Supplied information ▸
============================================================

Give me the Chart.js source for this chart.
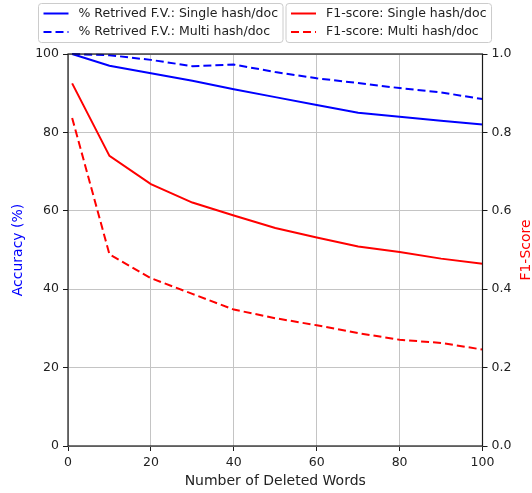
<!DOCTYPE html>
<html><head><meta charset="utf-8">
<script src="https://cdn.jsdelivr.net/npm/chart.js@4"></script>
<style>html,body{margin:0;padding:0;background:#fff}</style>
</head><body>
<canvas id="c" width="532" height="493"></canvas>
<script>
const deletedWords = [1, 10, 20, 30, 40, 50, 60, 70, 80, 90, 100];
const retrievedSingle = [100, 97.0, 95.1, 93.2, 91.0, 89.0, 87.0, 85.0, 84.0, 83.0, 82.0];
const retrievedMulti = [100, 99.7, 98.5, 96.9, 97.3, 95.4, 93.8, 92.6, 91.3, 90.2, 88.5];
const f1Single = [0.925, 0.740, 0.668, 0.621, 0.588, 0.556, 0.532, 0.509, 0.495, 0.478, 0.465];
const f1Multi = [0.837, 0.489, 0.428, 0.388, 0.348, 0.326, 0.308, 0.288, 0.271, 0.263, 0.246];
const xTicks = [0, 20, 40, 60, 80, 100];
const accTicks = [0, 20, 40, 60, 80, 100];
const f1Ticks = [0, 0.2, 0.4, 0.6, 0.8, 1.0];
const seriesLabels = ['% Retrived F.V.: Single hash/doc', '% Retrived F.V.: Multi hash/doc',
                      'F1-score: Single hash/doc', 'F1-score: Multi hash/doc'];
const xTitle = 'Number of Deleted Words';
const yTitle = 'Accuracy (%)';
const y1Title = 'F1-Score';

const FONT = '"DejaVu Sans", Verdana, sans-serif';
const pts = vals => deletedWords.map((x, i) => ({x: x, y: vals[i]}));
const setTicks = arr => (scale) => { scale.ticks = arr.map(v => ({value: v})); };

const overlay = {
  id: 'overlay',
  afterDraw(chart) {
    const {ctx, chartArea: a} = chart;
    ctx.save();
    // frame (spines)
    ctx.strokeStyle = '#1a1a1a';
    ctx.lineWidth = 1.2;
    ctx.strokeRect(a.left, a.top, a.right - a.left, a.bottom - a.top);
    // axis titles
    ctx.font = '14px ' + FONT;
    ctx.textAlign = 'center';
    ctx.textBaseline = 'middle';
    ctx.fillStyle = '#222';
    ctx.fillText(xTitle, (a.left + a.right) / 2, 481);
    const cy = (a.top + a.bottom) / 2;
    ctx.save(); ctx.translate(18, cy); ctx.rotate(-Math.PI / 2);
    ctx.fillStyle = '#0000ff'; ctx.fillText(yTitle, 0, 0); ctx.restore();
    ctx.save(); ctx.translate(526, cy); ctx.rotate(-Math.PI / 2);
    ctx.fillStyle = '#ff0000'; ctx.fillText(y1Title, 0, 0); ctx.restore();
    // legends
    ctx.font = '12.5px ' + FONT;
    const groups = [[0, 1], [2, 3]];
    let bx = 38.5;
    const by = 3.5, bh = 39, pad = 5, hl = 25, gap = 10;
    const rows = [13.5, 32];
    groups.forEach(g => {
      const ds = g.map(i => chart.data.datasets[i]);
      const tw = Math.max(...ds.map(d => ctx.measureText(d.label).width));
      const bw = pad + hl + gap + tw + pad;
      ctx.beginPath();
      ctx.roundRect(bx, by, bw, bh, 3);
      ctx.fillStyle = 'rgba(255,255,255,0.85)';
      ctx.fill();
      ctx.strokeStyle = '#cccccc';
      ctx.lineWidth = 1;
      ctx.stroke();
      ds.forEach((d, k) => {
        const y = rows[k];
        ctx.beginPath();
        ctx.setLineDash(d.borderDash || []);
        ctx.strokeStyle = d.borderColor;
        ctx.lineWidth = d.borderWidth;
        ctx.moveTo(bx + pad, y);
        ctx.lineTo(bx + pad + hl, y);
        ctx.stroke();
        ctx.setLineDash([]);
        ctx.fillStyle = '#222';
        ctx.textAlign = 'left';
        ctx.fillText(d.label, bx + pad + hl + gap, y);
      });
      bx += bw + 3;
    });
    ctx.restore();
  }
};

const lineDs = (label, data, color, dash, axis) => ({
  label: label, data: data, borderColor: color, backgroundColor: color,
  borderWidth: 2, borderDash: dash, pointRadius: 0, tension: 0, fill: false,
  yAxisID: axis, clip: 4
});

new Chart(document.getElementById('c'), {
  type: 'line',
  data: {
    datasets: [
      lineDs(seriesLabels[0], pts(retrievedSingle), '#0000ff', [], 'y'),
      lineDs(seriesLabels[1], pts(retrievedMulti), '#0000ff', [8, 4], 'y'),
      lineDs(seriesLabels[2], pts(f1Single), '#ff0000', [], 'y1'),
      lineDs(seriesLabels[3], pts(f1Multi), '#ff0000', [8, 4], 'y1')
    ]
  },
  options: {
    responsive: false,
    animation: false,
    devicePixelRatio: 1,
    layout: {padding: {top: 54, left: 0, right: 0, bottom: 0}},
    plugins: {legend: {display: false}, tooltip: {enabled: false}},
    scales: {
      x: {
        type: 'linear', min: 0, max: 100,
        afterBuildTicks: setTicks(xTicks),
        afterFit: s => { s.height = 47; },
        grid: {color: '#c4c4c4', lineWidth: 1, tickColor: '#1a1a1a', tickLength: 5},
        border: {display: false},
        ticks: {color: '#222', font: {family: FONT, size: 12.5}, padding: 4.5, maxRotation: 0}
      },
      y: {
        position: 'left', min: 0, max: 100,
        afterBuildTicks: setTicks(accTicks),
        afterFit: s => { s.width = 68; },
        grid: {color: '#c4c4c4', lineWidth: 1, tickColor: '#1a1a1a', tickLength: 5},
        border: {display: false},
        ticks: {color: '#222', font: {family: FONT, size: 12.5}, padding: 4}
      },
      y1: {
        position: 'right', min: 0, max: 1,
        afterBuildTicks: setTicks(f1Ticks),
        afterFit: s => { s.width = 49.5; },
        grid: {drawOnChartArea: false, tickColor: '#1a1a1a', tickLength: 5},
        border: {display: false},
        ticks: {color: '#222', font: {family: FONT, size: 12.5}, padding: 4,
                callback: v => Number(v).toFixed(1)}
      }
    }
  },
  plugins: [overlay]
});
</script>
</body></html>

============================================================

Description of the task ▸ Leave out any pictures and return exactly the lines from the beginning of the data through the line with "const setTicks = arr", inclusive.

Reply ▸
Give me the Chart.js source for this chart.
<!DOCTYPE html>
<html><head><meta charset="utf-8">
<script src="https://cdn.jsdelivr.net/npm/chart.js@4"></script>
<style>html,body{margin:0;padding:0;background:#fff}</style>
</head><body>
<canvas id="c" width="532" height="493"></canvas>
<script>
const deletedWords = [1, 10, 20, 30, 40, 50, 60, 70, 80, 90, 100];
const retrievedSingle = [100, 97.0, 95.1, 93.2, 91.0, 89.0, 87.0, 85.0, 84.0, 83.0, 82.0];
const retrievedMulti = [100, 99.7, 98.5, 96.9, 97.3, 95.4, 93.8, 92.6, 91.3, 90.2, 88.5];
const f1Single = [0.925, 0.740, 0.668, 0.621, 0.588, 0.556, 0.532, 0.509, 0.495, 0.478, 0.465];
const f1Multi = [0.837, 0.489, 0.428, 0.388, 0.348, 0.326, 0.308, 0.288, 0.271, 0.263, 0.246];
const xTicks = [0, 20, 40, 60, 80, 100];
const accTicks = [0, 20, 40, 60, 80, 100];
const f1Ticks = [0, 0.2, 0.4, 0.6, 0.8, 1.0];
const seriesLabels = ['% Retrived F.V.: Single hash/doc', '% Retrived F.V.: Multi hash/doc',
                      'F1-score: Single hash/doc', 'F1-score: Multi hash/doc'];
const xTitle = 'Number of Deleted Words';
const yTitle = 'Accuracy (%)';
const y1Title = 'F1-Score';

const FONT = '"DejaVu Sans", Verdana, sans-serif';
const pts = vals => deletedWords.map((x, i) => ({x: x, y: vals[i]}));
const setTicks = arr => (scale) => { scale.ticks = arr.map(v => ({value: v})); };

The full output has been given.